Robot Vera can cut the time and cost of recruiting by a third, its creators say. Now they’re teaching it to recognize anger, pleasure, and disappointment.
A Russian startup is using Robot Vera, artificial intelligence software designed for recruiting, to help its 300-odd clients—including PepsiCo, Ikea, and L’Oréal—fill vacant jobs. (Yes, with humans.)
The Benefit
Vera speeds the vetting of high-turnover service and blue-collar positions (clerks, waiters, construction workers), cutting the time and cost of recruitment by as much as a third, according to its creators. The software can interview hundreds of applicants simultaneously via video or voice calls, narrowing the field to the most suitable 10 percent of candidates.
Innovators
Vladimir Sveshnikov (28) and Alexander Uraksin (30), co-founders of Stafory, a 50-person startup in St.

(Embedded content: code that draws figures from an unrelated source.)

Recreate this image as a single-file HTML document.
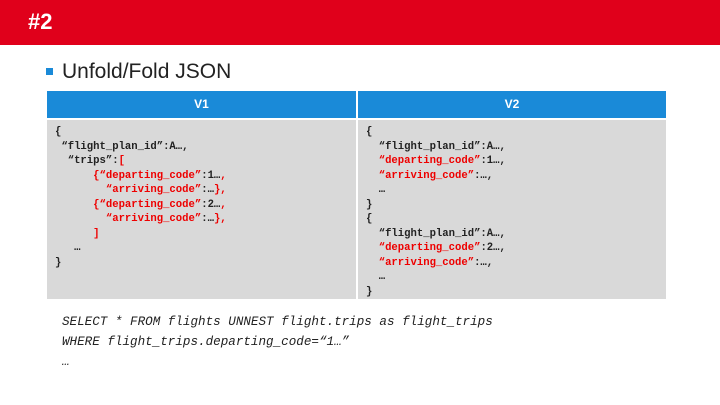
<!DOCTYPE html>
<html><head><style>
body{margin:0;width:720px;height:405px;background:#fff;position:relative;overflow:hidden;font-family:"Liberation Sans",sans-serif}
.top{position:absolute;left:0;top:0;width:720px;height:45px;background:#e0001b}
.top span{position:absolute;left:28px;top:9px;color:#fff;font-weight:bold;font-size:22px}
.bul{position:absolute;left:46px;top:68px;width:7px;height:7px;background:#1a8ad8}
.title{position:absolute;left:62px;top:60px;font-size:21px;color:#222}
.hd{position:absolute;top:91px;height:27px;background:#1a8ad8;color:#fff;font-weight:bold;font-size:12px;text-align:center;line-height:27px}
.bd{position:absolute;top:120px;height:179px;background:#d9d9d9}
pre{margin:0;position:absolute;font-family:"Liberation Mono",monospace;font-weight:bold;font-size:10.6px;line-height:14.5px;color:#222}
.r{color:#e00}
.sql{position:absolute;left:62px;top:312px;font-family:"Liberation Mono",monospace;font-style:italic;font-size:12.6px;line-height:20px;color:#222;white-space:pre}
</style></head><body>
<div class="top"><span>#2</span></div>
<div class="bul"></div>
<div class="title">Unfold/Fold JSON</div>
<div class="hd" style="left:47px;width:309px">V1</div>
<div class="hd" style="left:358px;width:308px">V2</div>
<div class="bd" style="left:47px;width:309px"></div>
<div class="bd" style="left:358px;width:308px"></div>
<pre style="left:55px;top:125px">{
 “flight_plan_id”:A…,
  “trips”:<span class="r">[</span>
<span class="r">      {“departing_code”</span>:1…<span class="r">,</span>
<span class="r">        “arriving_code”</span>:…<span class="r">},</span>
<span class="r">      {“departing_code”</span>:2…<span class="r">,</span>
<span class="r">        “arriving_code”</span>:…<span class="r">},</span>
<span class="r">      ]</span>
   …
}</pre>
<pre style="left:366px;top:125px">{
  “flight_plan_id”:A…,
  <span class="r">“departing_code”</span>:1…,
  <span class="r">“arriving_code”</span>:…,
  …
}
{
  “flight_plan_id”:A…,
  <span class="r">“departing_code”</span>:2…,
  <span class="r">“arriving_code”</span>:…,
  …
}</pre>
<div class="sql">SELECT * FROM flights UNNEST flight.trips as flight_trips
WHERE flight_trips.departing_code=“1…”
…</div>
</body></html>
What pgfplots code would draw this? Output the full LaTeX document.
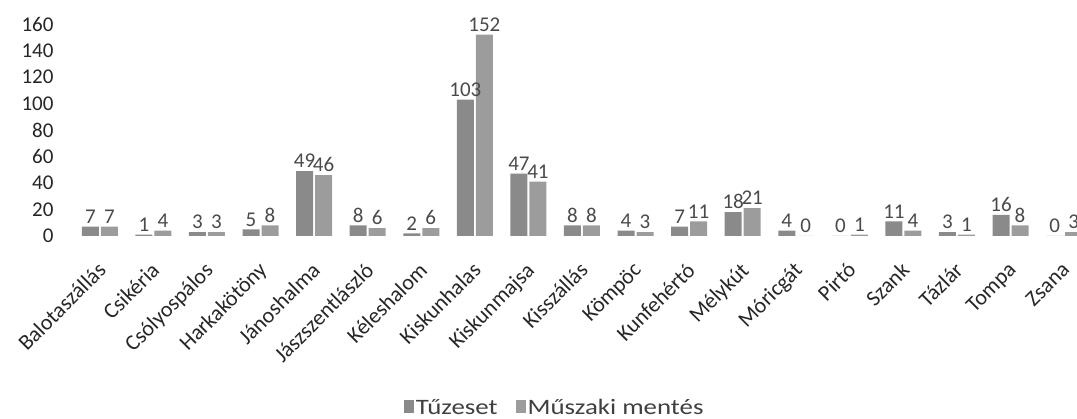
\documentclass[border=0pt]{standalone}
\usepackage{pgfplots}
\pgfplotsset{compat=1.18}
\usepackage{fontspec}
\setmainfont{Carlito}
\definecolor{tuz}{HTML}{8A8A8A}
\definecolor{musz}{HTML}{9C9C9C}
\definecolor{lbl}{HTML}{4A4A4A}
\begin{document}
\begin{tikzpicture}
\useasboundingbox (0,0) rectangle (1077pt,419pt);
\begin{axis}[
  at={(57pt,183pt)}, anchor=south west,
  scale only axis,
  width=1020pt, height=212pt,
  ybar=2pt, bar width=17pt,
  xmin=-0.8, xmax=18.24,
  ymin=0, ymax=160,
  ytick={0,20,...,160},
  xtick={0,...,18},
  xticklabels={Balotaszállás,Csikéria,Csólyospálos,Harkakötöny,Jánoshalma,Jászszentlászló,Kéleshalom,Kiskunhalas,Kiskunmajsa,Kisszállás,Kömpöc,Kunfehértó,Mélykút,Móricgát,Pirtó,Szank,Tázlár,Tompa,Zsana},
  axis line style={draw=none},
  major tick length=0pt,
  /pgf/number format/assume math mode=true,
  yticklabel style={font=\fontsize{21}{24}\selectfont, text=black!85},
  xticklabel style={font=\fontsize{22}{25}\selectfont, text=black!85, rotate=45, anchor=north east, inner sep=1pt, xshift=-19pt, yshift=-14pt},
  nodes near coords,
  every node near coord/.append style={font=\fontsize{21}{24}\selectfont, text=lbl, inner sep=3pt},
  legend columns=2,
  legend style={draw=none, at={(0.488,-0.81)}, anchor=center, font=\fontsize{22}{25}\selectfont, text=black!75, /tikz/every even column/.append style={column sep=16pt}},
  legend image code/.code={\draw[#1, draw=none] (0pt,-5pt) rectangle (10pt,8pt);},
]
\addplot[fill=tuz, draw=none] coordinates {
 (0,7) (1,1) (2,3) (3,5) (4,49) (5,8) (6,2) (7,103) (8,47) (9,8)
 (10,4) (11,7) (12,18) (13,4) (14,0) (15,11) (16,3) (17,16) (18,0)};
\addplot[fill=musz, draw=none] coordinates {
 (0,7) (1,4) (2,3) (3,8) (4,46) (5,6) (6,6) (7,152) (8,41) (9,8)
 (10,3) (11,11) (12,21) (13,0) (14,1) (15,4) (16,1) (17,8) (18,3)};
\legend{\scalebox{1.22}[1]{Tűzeset}, \scalebox{1.22}[1]{Műszaki mentés}}
\end{axis}
\end{tikzpicture}
\end{document}
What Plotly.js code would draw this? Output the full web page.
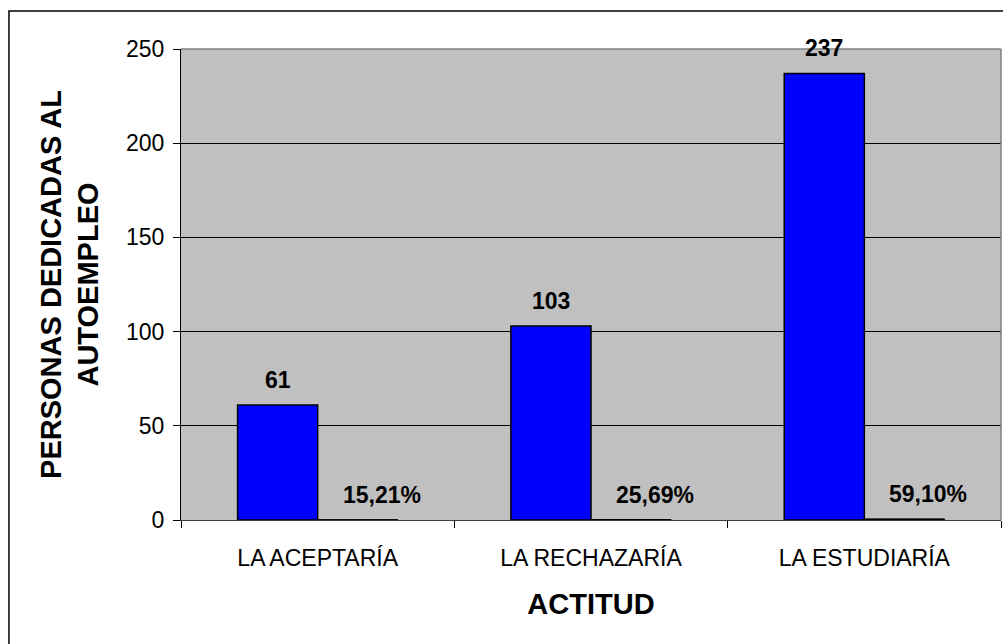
<!DOCTYPE html>
<html>
<head>
<meta charset="utf-8">
<script src="https://cdn.plot.ly/plotly-3.0.1.min.js"></script>
<style>
  html, body { margin: 0; padding: 0; background: #ffffff; }
  #chart { width: 1003px; height: 644px; }
</style>
</head>
<body>
<div id="chart"></div>
<script>
const categories = ["LA ACEPTARÍA", "LA RECHAZARÍA", "LA ESTUDIARÍA"];
const personas = [61, 103, 237];
const porcentajes = [0.1521, 0.2569, 0.5910];
const porcentajeLabels = ["15,21%", "25,69%", "59,10%"];
const yTickVals = [0, 50, 100, 150, 200, 250];

const FONT = "Arial, 'Liberation Sans', sans-serif";
const BARGAP = 0.414;
const half = (1 - BARGAP) / 4; // center offset of each of two grouped bars

const traces = [
  {
    type: "bar",
    x: categories,
    y: personas,
    name: "Personas",
    marker: { color: "#0000FF", line: { color: "#000000", width: 1.5 } },
    hoverinfo: "skip"
  },
  {
    type: "bar",
    x: categories,
    y: porcentajes,
    name: "Porcentaje",
    marker: { color: "#000000", line: { color: "#000000", width: 1 } },
    hoverinfo: "skip"
  }
];

const annotations = [];
categories.forEach((c, i) => {
  annotations.push({
    xref: "x", yref: "y", x: i - half, y: personas[i],
    text: "<b>" + personas[i] + "</b>", showarrow: false,
    yanchor: "middle", xanchor: "center", yshift: 25,
    font: { family: FONT, size: 23, color: "#000" }
  });
  annotations.push({
    xref: "x", yref: "y", x: i + half, y: porcentajes[i],
    text: "<b>" + porcentajeLabels[i] + "</b>", showarrow: false,
    yanchor: "middle", xanchor: "center", yshift: 25, xshift: 24,
    font: { family: FONT, size: 23, color: "#000" }
  });
});

const layout = {
  width: 1003, height: 644,
  margin: { l: 181, r: 2, t: 49, b: 124 },
  paper_bgcolor: "#ffffff",
  plot_bgcolor: "#C0C0C0",
  showlegend: false,
  barmode: "group",
  bargap: BARGAP,
  bargroupgap: 0,
  font: { family: FONT, color: "#000" },
  xaxis: {
    type: "category",
    tickson: "boundaries",
    ticks: "outside", ticklen: 7, tickcolor: "#000", tickwidth: 1,
    ticklabelstandoff: 17,
    showline: true, linecolor: "#404040", linewidth: 1,
    tickfont: { family: FONT, size: 23, color: "#000" },
    showgrid: false,
    title: { text: "<b>ACTITUD</b>", font: { family: FONT, size: 29, color: "#000" }, standoff: 24 }
  },
  yaxis: {
    range: [0, 250],
    tickvals: yTickVals,
    ticks: "outside", ticklen: 7, tickcolor: "#000", tickwidth: 1,
    ticklabelstandoff: 4,
    showline: true, linecolor: "#000", linewidth: 1,
    gridcolor: "#000", gridwidth: 1,
    zeroline: false,
    tickfont: { family: FONT, size: 23, color: "#000" },
    title: { text: "<b>PERSONAS DEDICADAS AL<br>AUTOEMPLEO</b>", font: { family: FONT, size: 29, color: "#000" }, standoff: 18 }
  },
  annotations: annotations,
  shapes: [
    { type: "line", xref: "paper", yref: "paper", x0: 0, x1: 1, y0: 1, y1: 1, line: { color: "#808080", width: 1.5 }, layer: "above" },
    { type: "line", xref: "paper", yref: "paper", x0: 1, x1: 1, y0: 0, y1: 1, line: { color: "#808080", width: 1.5 }, layer: "above" },
    { type: "rect", xref: "paper", yref: "paper", x0: -0.2098, x1: 1.01, y0: -0.30, y1: 1.0807, line: { color: "#000", width: 1.5 }, fillcolor: "rgba(0,0,0,0)", layer: "below" }
  ]
};

Plotly.newPlot("chart", traces, layout, { staticPlot: true, displayModeBar: false });
</script>
</body>
</html>
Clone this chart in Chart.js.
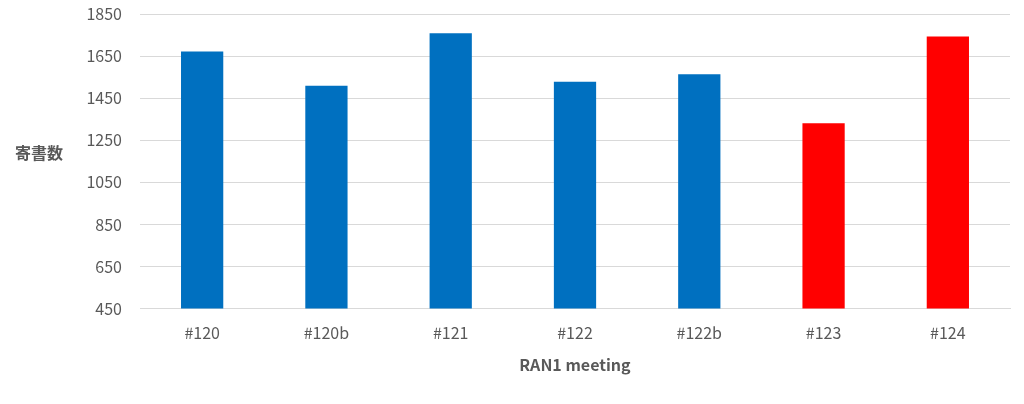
<!DOCTYPE html>
<html>
<head>
<meta charset="utf-8">
<script src="https://cdn.jsdelivr.net/npm/chart.js@4/dist/chart.umd.min.js"></script>
<style>
  html, body { margin: 0; padding: 0; background: #fff; }
  #wrap { width: 1024px; height: 404px; }
</style>
</head>
<body>
<div id="wrap"><canvas id="c" width="1024" height="404"></canvas></div>
<script>
const meetings = ['#120', '#120b', '#121', '#122', '#122b', '#123', '#124'];
const contributions = [1672, 1509, 1759, 1528, 1564, 1331, 1743];
const barColors = ['#0070C0', '#0070C0', '#0070C0', '#0070C0', '#0070C0', '#FF0000', '#FF0000'];
const yMin = 450, yMax = 1850, yStep = 200;

const fontFamily = '"Noto Sans CJK JP", "Noto Sans", sans-serif';

// y title is horizontal in the original, so draw it by hand
const yTitle = {
  id: 'yTitle',
  afterDraw(chart) {
    const ctx = chart.ctx;
    const area = chart.chartArea;
    ctx.save();
    ctx.font = 'bold 16px ' + fontFamily;
    ctx.fillStyle = '#595959';
    ctx.textAlign = 'left';
    ctx.textBaseline = 'middle';
    ctx.fillText('寄書数', 15, area.top + (area.bottom - area.top) * 0.473);
    ctx.restore();
  }
};

new Chart(document.getElementById('c'), {
  type: 'bar',
  data: {
    labels: meetings,
    datasets: [{
      data: contributions,
      backgroundColor: barColors,
      borderWidth: 0,
      categoryPercentage: 1,
      barPercentage: 0.34
    }]
  },
  options: {
    responsive: false,
    animation: false,
    layout: { padding: { left: 0, right: 14, top: 14, bottom: 25 } },
    plugins: { legend: { display: false }, tooltip: { enabled: false } },
    scales: {
      x: {
        grid: { display: false },
        border: { color: '#d9d9d9', width: 1 },
        ticks: { color: '#595959', font: { family: fontFamily, size: 16 }, padding: 7 },
        title: {
          display: true,
          text: 'RAN1 meeting',
          color: '#595959',
          font: { family: fontFamily, size: 16, weight: 'bold' },
          padding: { top: 6 }
        }
      },
      y: {
        min: yMin,
        max: yMax,
        afterFit(scale) {
          scale.width = 140;
          scale.paddingTop = 0;
          scale.paddingBottom = 0;
        },
        grid: { color: '#d9d9d9', drawTicks: false },
        border: { display: false },
        ticks: {
          stepSize: yStep,
          color: '#595959',
          font: { family: fontFamily, size: 16 },
          padding: 18,
          callback: v => String(v)
        }
      }
    }
  },
  plugins: [yTitle]
});
</script>
</body>
</html>
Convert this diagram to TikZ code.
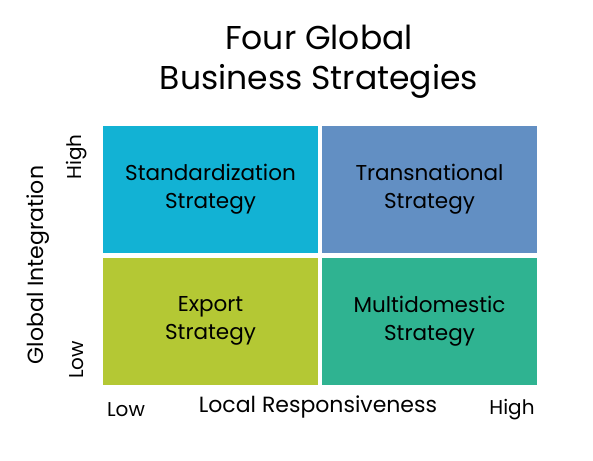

Petersburg
Origin
The co-founders, with a background in human resources, two years ago found themselves making hundreds of calls to candidates who’d lost interest in the given job or couldn’t be located. “We felt like robots ourselves, so we figured it was better to automate the task,” Uraksin says.
Development
Vera, named after Sveshnikov’s mother, combines speech recognition technologies from Google, Amazon.com, Microsoft, and Russia’s Yandex. Programmers fed 13 billion examples of syntax and speech from TV, Wikipedia, and job listings to expand the software’s vocabulary and help it speak more naturally and understand responses.
Deployment
The robot started working in Russia in December 2016, and Stafory has since added clients in the Middle East and pilot projects in Europe and the U.S. The company says its revenue will top $1 million this year.
The Verdict
Human recruiters still vet the candidates cleared by Vera. Sveshnikov and Uraksin are working to teach the bot to recognize anger, pleasure, and disappointment, but even if it can gauge emotions, Vera shouldn’t be viewed as a substitute for traditional HR departments, says Mikhail Chernomordikov, a Microsoft Corp. strategist in Dubai. “Final decisions on hiring,” he says, “are reserved for humans.”